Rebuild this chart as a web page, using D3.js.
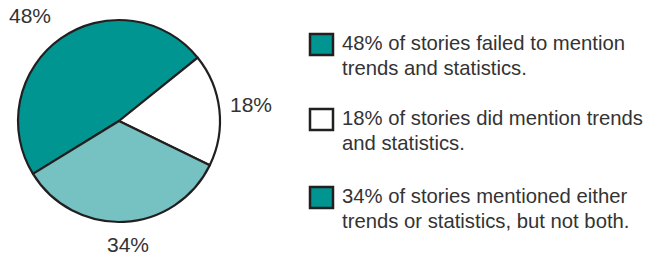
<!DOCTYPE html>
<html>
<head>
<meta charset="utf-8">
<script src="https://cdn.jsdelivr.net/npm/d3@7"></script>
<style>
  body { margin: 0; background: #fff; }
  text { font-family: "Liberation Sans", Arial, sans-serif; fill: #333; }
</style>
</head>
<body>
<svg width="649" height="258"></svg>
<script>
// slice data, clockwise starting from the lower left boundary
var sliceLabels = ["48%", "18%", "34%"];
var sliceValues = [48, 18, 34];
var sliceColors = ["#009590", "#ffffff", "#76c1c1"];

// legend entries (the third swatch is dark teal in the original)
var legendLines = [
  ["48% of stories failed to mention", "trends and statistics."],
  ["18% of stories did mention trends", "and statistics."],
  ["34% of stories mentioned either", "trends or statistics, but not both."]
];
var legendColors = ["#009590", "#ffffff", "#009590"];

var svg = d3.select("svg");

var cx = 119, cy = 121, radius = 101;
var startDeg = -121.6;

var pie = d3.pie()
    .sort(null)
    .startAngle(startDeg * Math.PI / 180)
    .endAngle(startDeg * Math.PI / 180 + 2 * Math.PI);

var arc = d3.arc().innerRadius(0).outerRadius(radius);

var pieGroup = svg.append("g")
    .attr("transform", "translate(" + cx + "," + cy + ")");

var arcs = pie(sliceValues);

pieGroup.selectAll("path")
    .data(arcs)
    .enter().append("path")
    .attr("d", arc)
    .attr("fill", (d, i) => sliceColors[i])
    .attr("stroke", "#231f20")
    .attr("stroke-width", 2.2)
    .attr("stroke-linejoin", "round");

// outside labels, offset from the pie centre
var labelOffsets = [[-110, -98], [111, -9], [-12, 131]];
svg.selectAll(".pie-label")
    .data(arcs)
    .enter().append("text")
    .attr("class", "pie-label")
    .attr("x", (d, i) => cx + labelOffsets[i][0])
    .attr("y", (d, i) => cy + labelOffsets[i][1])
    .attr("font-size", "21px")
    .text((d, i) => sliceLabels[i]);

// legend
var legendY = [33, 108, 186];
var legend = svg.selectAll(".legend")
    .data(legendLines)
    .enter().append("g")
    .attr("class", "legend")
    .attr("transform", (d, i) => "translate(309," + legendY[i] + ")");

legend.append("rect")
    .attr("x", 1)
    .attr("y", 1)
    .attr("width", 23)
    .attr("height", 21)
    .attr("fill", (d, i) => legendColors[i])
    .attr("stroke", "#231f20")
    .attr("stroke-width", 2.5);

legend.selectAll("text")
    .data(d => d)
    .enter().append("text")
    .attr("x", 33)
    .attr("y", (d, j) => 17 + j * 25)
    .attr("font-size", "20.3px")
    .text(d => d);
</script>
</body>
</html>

══════════

### PROBLEM
Reproduce every line exactly and omit all pictures.

### EXPECTED OUTPUT
Rebuild this chart as a web page, using D3.js.
<!DOCTYPE html>
<html>
<head>
<meta charset="utf-8">
<script src="https://cdn.jsdelivr.net/npm/d3@7"></script>
<style>
  body { margin: 0; background: #fff; }
  text { font-family: "Liberation Sans", Arial, sans-serif; fill: #333; }
</style>
</head>
<body>
<svg width="649" height="258"></svg>
<script>
// slice data, clockwise starting from the lower left boundary
var sliceLabels = ["48%", "18%", "34%"];
var sliceValues = [48, 18, 34];
var sliceColors = ["#009590", "#ffffff", "#76c1c1"];

// legend entries (the third swatch is dark teal in the original)
var legendLines = [
  ["48% of stories failed to mention", "trends and statistics."],
  ["18% of stories did mention trends", "and statistics."],
  ["34% of stories mentioned either", "trends or statistics, but not both."]
];
var legendColors = ["#009590", "#ffffff", "#009590"];

var svg = d3.select("svg");

var cx = 119, cy = 121, radius = 101;
var startDeg = -121.6;

var pie = d3.pie()
    .sort(null)
    .startAngle(startDeg * Math.PI / 180)
    .endAngle(startDeg * Math.PI / 180 + 2 * Math.PI);

var arc = d3.arc().innerRadius(0).outerRadius(radius);

var pieGroup = svg.append("g")
    .attr("transform", "translate(" + cx + "," + cy + ")");

var arcs = pie(sliceValues);

pieGroup.selectAll("path")
    .data(arcs)
    .enter().append("path")
    .attr("d", arc)
    .attr("fill", (d, i) => sliceColors[i])
    .attr("stroke", "#231f20")
    .attr("stroke-width", 2.2)
    .attr("stroke-linejoin", "round");

// outside labels, offset from the pie centre
var labelOffsets = [[-110, -98], [111, -9], [-12, 131]];
svg.selectAll(".pie-label")
    .data(arcs)
    .enter().append("text")
    .attr("class", "pie-label")
    .attr("x", (d, i) => cx + labelOffsets[i][0])
    .attr("y", (d, i) => cy + labelOffsets[i][1])
    .attr("font-size", "21px")
    .text((d, i) => sliceLabels[i]);

// legend
var legendY = [33, 108, 186];
var legend = svg.selectAll(".legend")
    .data(legendLines)
    .enter().append("g")
    .attr("class", "legend")
    .attr("transform", (d, i) => "translate(309," + legendY[i] + ")");

legend.append("rect")
    .attr("x", 1)
    .attr("y", 1)
    .attr("width", 23)
    .attr("height", 21)
    .attr("fill", (d, i) => legendColors[i])
    .attr("stroke", "#231f20")
    .attr("stroke-width", 2.5);

legend.selectAll("text")
    .data(d => d)
    .enter().append("text")
    .attr("x", 33)
    .attr("y", (d, j) => 17 + j * 25)
    .attr("font-size", "20.3px")
    .text(d => d);
</script>
</body>
</html>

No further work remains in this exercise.